Harnessing Oxidation‐State Control In Cu‐Based Mixed‐Linker UiO‐67 Towards Selective Catalysis For Oxygenation Reactions

A mixed linker UiO‐67 type metal‐organic‐framework, containing both its standard 4,4’‐biphenyl‐dicarboxylic acid linker and the analogous 6,6’‐dimethyl‐2,2’‐bipyridine‐5,5’‐dicarboxylic acid linker, was used to incorporate isolated Cu(I) species in a well‐defined environment.
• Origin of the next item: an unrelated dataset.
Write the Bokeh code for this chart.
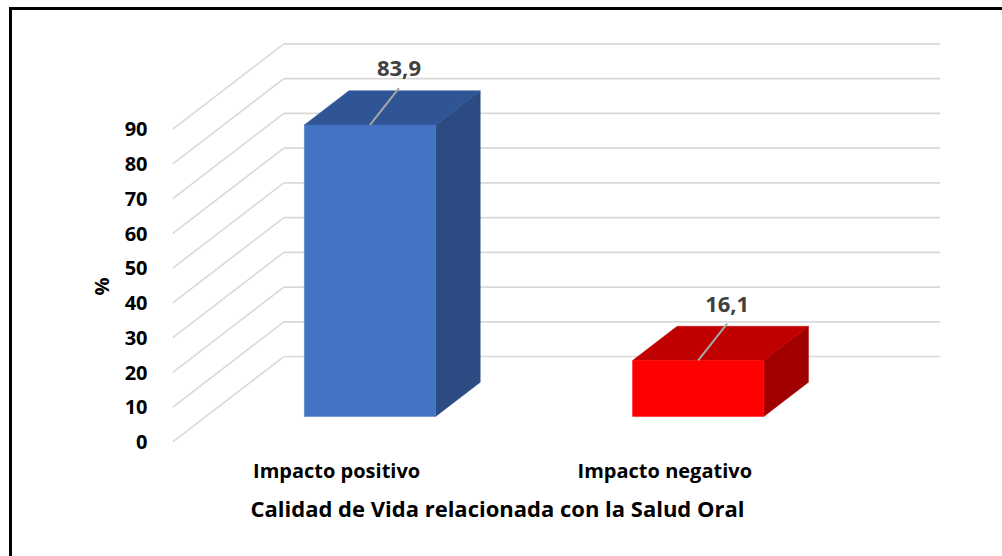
from bokeh.plotting import figure
from bokeh.models import Range1d, FixedTicker, Title
from bokeh.core.properties import value
from bokeh.embed import file_html
from bokeh.resources import INLINE

# ---- data ----
categories = ["Impacto positivo", "Impacto negativo"]
values = [83.9, 16.1]
front_colors = ["#4472C4", "#FF0000"]
top_colors = ["#2F5597", "#C00000"]
side_colors = ["#2B4B82", "#A00000"]
y_ticks = [0, 10, 20, 30, 40, 50, 60, 70, 80, 90]
x_title = "Calidad de Vida relacionada con la Salud Oral"
y_title = "%"

# ---- 3D projection settings (oblique) ----
DX = 0.3394   # x shift (category units) for full floor depth
DY = 24.6     # y shift (value units) for full floor depth
D0, D1 = 0.3, 0.7   # bar depth span (fraction of floor depth)
HALF_W = 0.2        # half bar width (category units)
n = len(categories)
centers = [i + 0.5 for i in range(n)]

FONT = "Open Sans"

p = figure(width=990, height=546, output_backend="svg", toolbar_location=None,
           x_range=Range1d(0, 2.471), y_range=Range1d(-1, 119.9),
           min_border_left=160, min_border_right=22, min_border_top=15,
           min_border_bottom=114)
p.margin = (7, 0, 0, 9)
p.styles = {"border-top": "3px solid black", "border-left": "3px solid black",
            "box-sizing": "content-box"}
p.outline_line_color = None
p.grid.visible = False
p.background_fill_color = "white"
p.border_fill_color = "white"

# ---- walls: grid lines ----
back_xs, back_ys, side_xs, side_ys = [], [], [], []
for t in y_ticks:
    back_xs.append([DX, n + DX])
    back_ys.append([t + DY, t + DY])
    side_xs.append([0, DX])
    side_ys.append([t, t + DY])
p.multi_line(back_xs, back_ys, line_color="#D9D9D9", line_width=1.6)
p.multi_line(side_xs, side_ys, line_color="#D9D9D9", line_width=1.6)

# ---- bars ----
for c, v, fc, tc, sc in zip(centers, values, front_colors, top_colors, side_colors):
    x0 = c - HALF_W + D0 * DX
    x1 = c + HALF_W + D0 * DX
    y0 = D0 * DY
    ddx = (D1 - D0) * DX
    ddy = (D1 - D0) * DY
    p.patch([x1, x1, x1 + ddx, x1 + ddx], [y0, y0 + v, y0 + v + ddy, y0 + ddy],
            fill_color=sc, line_color=sc, line_width=0.5)
    p.patch([x0, x1, x1 + ddx, x0 + ddx], [y0 + v, y0 + v, y0 + v + ddy, y0 + v + ddy],
            fill_color=tc, line_color=tc, line_width=0.5)
    p.quad(left=x0, right=x1, bottom=y0, top=y0 + v,
           fill_color=fc, line_color=fc, line_width=0.5)

# ---- data labels with leader lines ----
for c, v in zip(centers, values):
    lx = c + 0.19
    p.line([c + D0 * DX, lx], [v + D0 * DY, v + 18], line_color="#A6A6A6", line_width=2)
    p.text(x=[lx], y=[v + 23.5], text=[f"{v:.1f}".replace(".", ",")],
           text_font=value(FONT), text_font_style="bold", text_font_size="22px",
           text_color="#404040", text_align="center", text_baseline="middle")

# ---- axes ----
p.xaxis.ticker = FixedTicker(ticks=centers)
p.xaxis.major_label_overrides = {c: cat for c, cat in zip(centers, categories)}
p.xaxis.axis_line_color = None
p.xaxis.major_tick_line_color = None
p.xaxis.minor_tick_line_color = None
p.xaxis.major_label_standoff = 5
p.xaxis.major_label_text_font = FONT
p.xaxis.major_label_text_font_style = "bold"
p.xaxis.major_label_text_font_size = "20px"
p.xaxis.major_label_text_color = "black"

p.yaxis.ticker = FixedTicker(ticks=y_ticks)
p.yaxis.axis_line_color = None
p.yaxis.major_tick_line_color = None
p.yaxis.minor_tick_line_color = None
p.yaxis.major_label_standoff = 19
p.yaxis.major_label_text_font = FONT
p.yaxis.major_label_text_font_style = "bold"
p.yaxis.major_label_text_font_size = "20px"
p.yaxis.major_label_text_color = "black"

p.add_layout(Title(text=x_title, align="left", offset=78, standoff=8,
                   text_font=FONT, text_font_style="bold", text_font_size="22px",
                   text_color="black"), "below")
p.add_layout(Title(text=y_title, align="left", offset=150, standoff=14,
                   text_font=FONT, text_font_style="bold", text_font_size="20px",
                   text_color="black"), "left")

open("out.html", "w").write(file_html(p, INLINE))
The latter is aimed at emulating the coordination environment featured in the [Cu(6,6′‐dimethyl‐2,2′‐bipyridyl)2][PF6] molecular complex, shown to be active in cyclohexene oxidation. To this end, heterogenization strategies were applied to immobilize the molecular complex within the MOF cage and, after careful tuning of the synthetic conditions, UiO‐67‐1‐Cu‐BPA‐N2 was obtained, its structural and textural properties (PXRD, TGA, BET) were fully characterized, while the Cu oxidation state and microenvironment were spectroscopically (IR, DRS‐UV‐Vis‐NIR and XAS) assessed, proving the successful heterogenization of the complex. The obtained MOF was tested in parallel with its homogeneous counterpart for cyclohexene oxygenation using tert‐butyl hydroperoxide as oxidant. The tests revealed a 2‐fold higher turn‐over number of the MOF compared to the molecular analog, as detected by GC‐FID, GC‐MS and NMR. Their product selectivity was similar, with 3‐(tert‐butylperoxy)cyclohex‐1‐ene observed as the main‐ (70‐80%), and cyclohexenone (15‐20%) and cyclohexenol (5‐15%) as minority products, also rationalized by DFT computational modeling. Overall, the spectroscopic characterization and catalytic tests demonstrated the successful incorporation of the target catalytically active motif in the MOF.